Social Security Commissioner Dorcas R. Hardy yesterday unveiled a proposed information letter that, for the first time, will tell a person years in advance -- in plain, clear dollar figures -- precisely how much will be received in monthly benefits when the individual retires, dies or becomes disabled.

Hardy also said she is trying to work out a revenue-neutral version of her proposal to remove the earnings limit for Social Security beneficiaries aged 65 and over.

Hardy told reporters the new informational form -- which has not been cleared for use -- would be a revolutionary improvement over the forms now used when a person writes in to ask how much in Social Security-taxed earnings has been credited in the records. Many citizens write in for such information to make sure records are correct and to try to calculate what future benefits would be.

Hardy said the information letter that Social Security currently uses to respond to such inquiries contains a minimum of information -- a summary of lifetime credited earnings to date, with no figures showing future benefits.

The proposed replacement, which Hardy hopes to have in use by mid-1988, will be far clearer and fuller, she said. It will list by year the amount of credited earnings and the amount of Social Security taxes paid for every year the individual has been working.
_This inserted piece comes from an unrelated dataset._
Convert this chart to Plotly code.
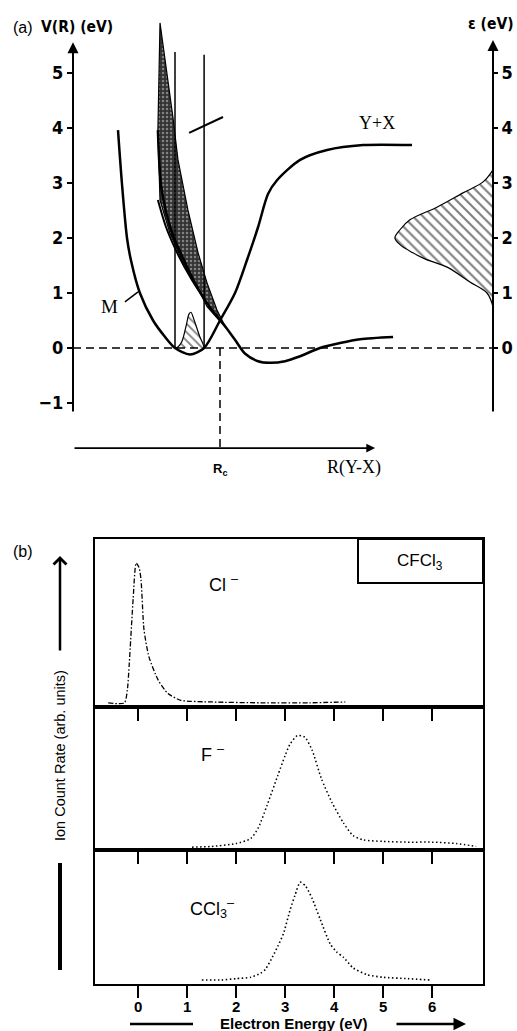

More important, if someone sends in an estimate of his or her future yearly earnings, the response from Social Security will contain a calculation of how much -- in today's dollars -- the person would receive on retirement, how much the person would receive if he or she became disabled this year, and how much the person's children and spouse would receive if he or she died this year.

A sample form displayed by Hardy, containing a hypothetical earnings history for someone who entered the labor force in 1950, showed the amount of earnings subject to the Social Security tax for every year since 1950 and the amount of Social Security tax paid.

Although the sample used arbitrary numbers that do not represent actual benefits, it showed how the new form would be worded: "If you retire at 62, your monthly benefit in today's dollars will be about $770.

"If you continue to work until you are 65, then your monthly benefit in today's dollars will be about $985."

The form went on to say that "if you died this year, your child could get a monthly check of about $610. If your surviving spouse, who is caring for your child, and your child both qualify, they could each get about $610 . . . . If you became disabled this year, here is an estimate of the monthly benefits you could get: Your monthly check would be about $795. Your family could get up to a monthly total of $1,195."

On another matter, Hardy said she is seeking to develop a less costly or revenue-neutral version of her proposal to abolish the current $8,160 annual limit on how much a Social Security recipient aged 65 to 69 can earn from a job without loss or reduction of benefits.

Under current law, a person is only entitled to Social Security retirement benefits if he or she is retired. A beneficiary aged 62 through 64 is considered retired if he or she earns no more than $6,000 a year. A person aged 65 through 69 is considered retired if earnings are no more than $8,160. Above age 69 there is no earnings limit.

Hardy has proposed -- but the White House has not endorsed -- the idea of removing the earnings limit for those aged 65 to 69, but not for those younger than that. However, the plan would cost the system a net of $7.5 billion over the next five years. Hardy also said she was pleased that the Senate Wednesday night approved a bill to allow persons on Social Security disability to keep getting benefits until an administrative law judge had ruled on their cases where the government claimed they were no longer disabled enough to receive benefits.